From 1940 until 1946, he studied interior design at the Royal Academy of Fine Arts in The Hague.
After graduating, de Vries established his own store named ‘De Sleutel’ (The Key) in Amsterdam. Here he produced and sold his own designs as well as others, making him the first Dutch interior architects to do so. He produced practical, yet modern furniture at an affordable price in light woods with simple construction and upholstered in brightly colored fabrics.
The philosophy behind ‘De Sleutel’ was in line with the views propagated by the association ‘Goed Wonen’.
As a member of 'Goed Wonen', Coen de Vries belonged to the post-war generation of designers who left their mark on the development of Dutch furniture and interior after 1945.
Founded in 1946, the association ‘Goed Wonen’ (Good Living) was a design and industry partnership that was committed to postwar reconstruction and quality-of-life improvements through good design.
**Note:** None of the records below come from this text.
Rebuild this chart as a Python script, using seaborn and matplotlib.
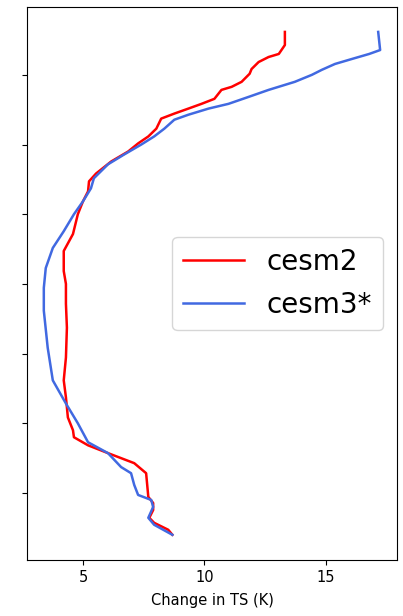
import matplotlib
matplotlib.use("Agg")
import matplotlib.pyplot as plt
import pandas as pd
import seaborn as sns

# Zonal mean surface temperature change
CESM2_LAT = [90.4, 85.7, 82.5, 81.4, 79.6, 77.1, 75.4, 72.5, 70.7, 69.6,
             66.4, 64.6, 62.9, 61.1, 59.3, 55.7, 52.9, 50.4, 47.5, 43.9,
             39.6, 36.8, 33.2, 29.6, 25.0, 17.9, 11.8, 4.6, 0.0, -7.1,
             -15.7, -26.4, -34.6, -40.7, -47.9, -52.5, -55.0, -57.9, -60.7, -62.1,
             -64.3, -67.9, -76.4, -78.6, -81.1, -83.9, -85.7, -88.2, -90.0]
CESM2_TS = [13.31, 13.31, 13.06, 12.64, 12.23, 11.94, 11.86, 11.53, 11.12, 10.70,
            10.41, 9.88, 9.34, 8.76, 8.22, 8.02, 7.69, 7.27, 6.86, 6.16,
            5.54, 5.25, 5.21, 5.00, 4.79, 4.59, 4.21, 4.21, 4.30, 4.30,
            4.34, 4.30, 4.21, 4.30, 4.38, 4.59, 4.63, 5.21, 6.03, 6.45,
            7.11, 7.60, 7.69, 7.89, 7.89, 7.73, 7.93, 8.51, 8.68]

CESM3_LAT = [90.4, 83.9, 82.5, 80.7, 78.9, 76.8, 75.0, 72.5, 69.6, 67.1,
             64.6, 62.9, 60.7, 58.9, 55.7, 52.9, 50.0, 46.4, 42.9, 37.9,
             34.3, 29.6, 25.0, 18.9, 12.9, 5.7, -1.4, -9.6, -22.9, -34.6,
             -42.9, -50.0, -56.8, -60.7, -65.7, -67.9, -72.1, -75.7, -77.5, -80.0,
             -83.9, -86.4, -90.0]
CESM3_TS = [17.15, 17.23, 16.78, 16.07, 15.37, 14.83, 14.42, 13.72, 12.64, 11.82,
            10.99, 10.17, 9.34, 8.76, 8.35, 7.93, 7.40, 6.69, 6.03, 5.45,
            5.33, 5.00, 4.63, 4.21, 3.76, 3.47, 3.39, 3.39, 3.55, 3.76,
            4.30, 4.79, 5.21, 6.03, 6.57, 6.98, 7.11, 7.27, 7.81, 7.89,
            7.69, 7.93, 8.68]

LAT_TICKS = [-75, -50, -25, 0, 25, 50, 75]
TS_TICKS = [5, 10, 15]

fig = plt.figure(figsize=(4.03, 6.16), dpi=100)
ax = fig.add_axes([0.067, 0.091, 0.918, 0.898])

df2 = pd.DataFrame({"lat": CESM2_LAT, "ts": CESM2_TS})
df3 = pd.DataFrame({"lat": CESM3_LAT, "ts": CESM3_TS})

sns.lineplot(data=df2, x="ts", y="lat", sort=False, estimator=None,
             color="red", linewidth=1.8, label="cesm2", ax=ax)
sns.lineplot(data=df3, x="ts", y="lat", sort=False, estimator=None,
             color="royalblue", linewidth=1.8, label="cesm3*", ax=ax)

ax.set_yticks(LAT_TICKS)
ax.set_yticklabels([])
ax.set_xticks(TS_TICKS)
ax.tick_params(axis="x", labelsize=10.5)
ax.set_xlabel("Change in TS (K)", fontsize=10.5, labelpad=6)
ax.set_ylabel("")
ax.legend(loc="center right", fontsize=20, handlelength=2.2,
          labelspacing=0.55)

fig.savefig("out.png", dpi=100)
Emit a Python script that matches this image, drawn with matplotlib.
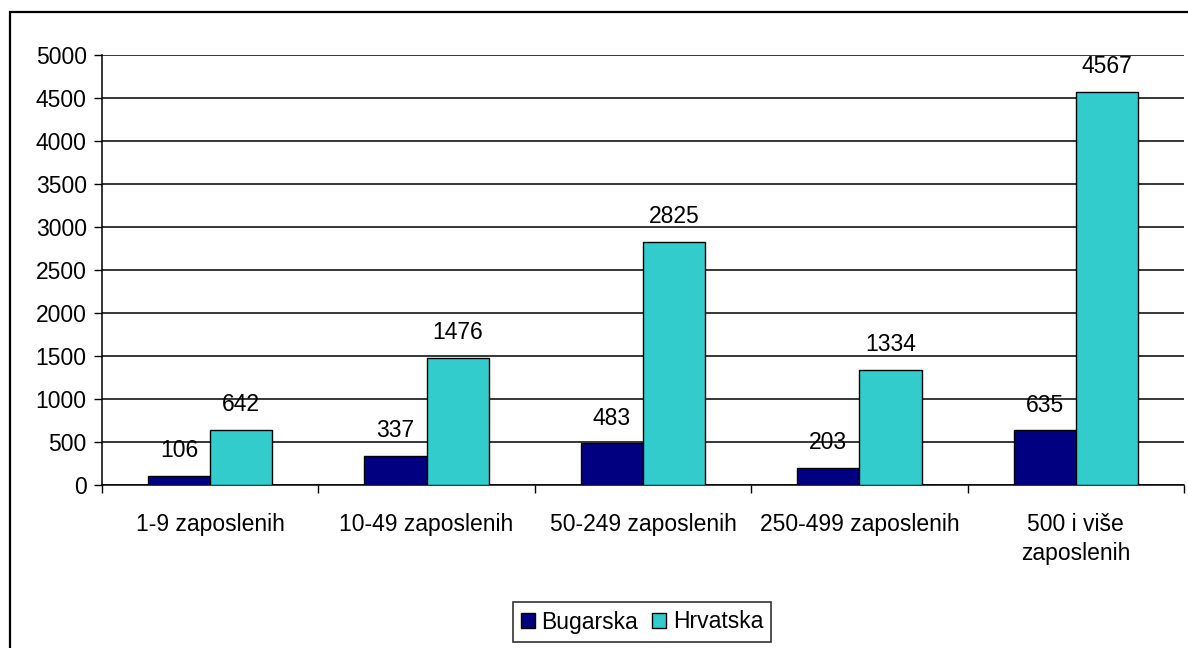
import matplotlib
matplotlib.use("Agg")
import matplotlib.pyplot as plt
from matplotlib.patches import Rectangle
import numpy as np

categories = ["1-9 zaposlenih", "10-49 zaposlenih", "50-249 zaposlenih",
              "250-499 zaposlenih", "500 i više\nzaposlenih"]
bugarska = [106, 337, 483, 203, 635]
hrvatska = [642, 1476, 2825, 1334, 4567]
series_names = ["Bugarska", "Hrvatska"]
yticks = [0, 500, 1000, 1500, 2000, 2500, 3000, 3500, 4000, 4500, 5000]

plt.rcParams['font.family'] = ['Liberation Sans', 'DejaVu Sans']
FS = 16.5
W, H = 1188, 648
fig = plt.figure(figsize=(W/100, H/100), dpi=100)

# outer chart frame
fig.patches.append(Rectangle((10/W, -0.1), 1.2, (H-12)/H + 0.1, transform=fig.transFigure,
                             fill=False, edgecolor='black', linewidth=1.6, zorder=0))

ax = fig.add_axes([102/W, 1-485/H, (1184-102)/W, (485-55)/H])
x = np.arange(len(categories))
bw = 0.287
b1 = ax.bar(x - bw/2, bugarska, bw, color='#000080', edgecolor='black', linewidth=1.0,
            label=series_names[0], zorder=3)
b2 = ax.bar(x + bw/2, hrvatska, bw, color='#33CCCC', edgecolor='black', linewidth=1.0,
            label=series_names[1], zorder=3)
for bars in (b1, b2):
    for r in bars:
        ax.annotate(f"{int(r.get_height())}", (r.get_x() + r.get_width()/2, r.get_height()),
                    xytext=(0, 10), textcoords='offset points', ha='center', va='bottom',
                    fontsize=FS, zorder=4)

ax.set_xlim(-0.5, len(categories) - 0.5)
ax.set_ylim(0, 5000)
ax.set_yticks(yticks)
ax.yaxis.grid(True, color='black', linewidth=1.1)
ax.set_axisbelow(True)
ax.tick_params(axis='y', labelsize=FS, length=6, width=1.0, pad=5)
ax.set_xticks(np.arange(len(categories) + 1) - 0.5, minor=False)
ax.set_xticklabels([])
ax.set_xticks(x, minor=True)
ax.set_xticklabels(categories, minor=True, fontsize=FS, linespacing=1.35)
ax.tick_params(axis='x', which='major', length=6, width=1.0)
ax.tick_params(axis='x', which='minor', length=0, pad=20)
for s in ('top', 'right'):
    ax.spines[s].set_visible(False)
for s in ('left', 'bottom'):
    ax.spines[s].set_linewidth(1.1)

leg = fig.legend(handles=[b1, b2], loc='center', bbox_to_anchor=(642/W, 1-622/H), ncol=2,
                 fontsize=FS, frameon=True, fancybox=False, edgecolor='black',
                 handlelength=0.6, handleheight=0.6, handletextpad=0.3, columnspacing=0.6,
                 borderpad=0.35)
leg.get_frame().set_linewidth(1.2)

fig.savefig("out.png", dpi=100, facecolor='white')
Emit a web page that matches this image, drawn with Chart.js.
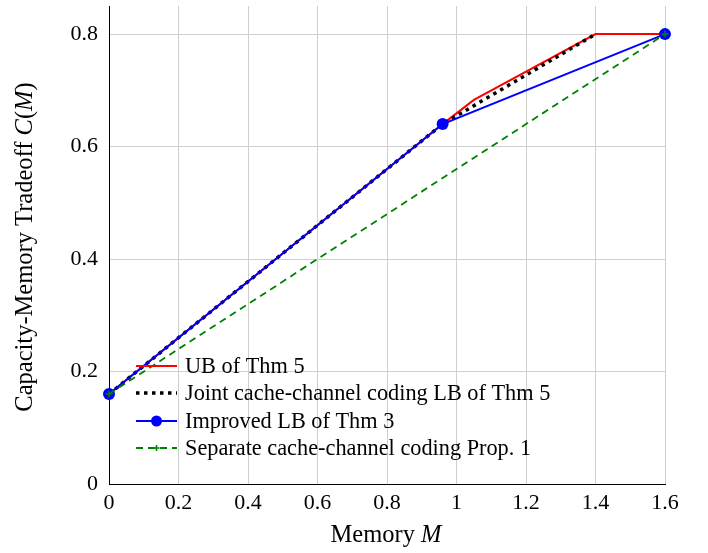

The group forged many strong collaborations between artists, designers, architects, manufacturers, and customers, which resulted in widespread interest in modernist design principles and aesthetics in the Netherlands.
In addition to his work for Goed Wonen, de Vries was often commissioned for the construction of private residential buildings and renovations of interiors.
From 1966 to 1972, de Vries was a member of the Council for the Arts, a national advisory board to the Minister of Culture, and from 1977 to 1980 he was a member of the Committee on Architecture of the Amsterdam Arts Council.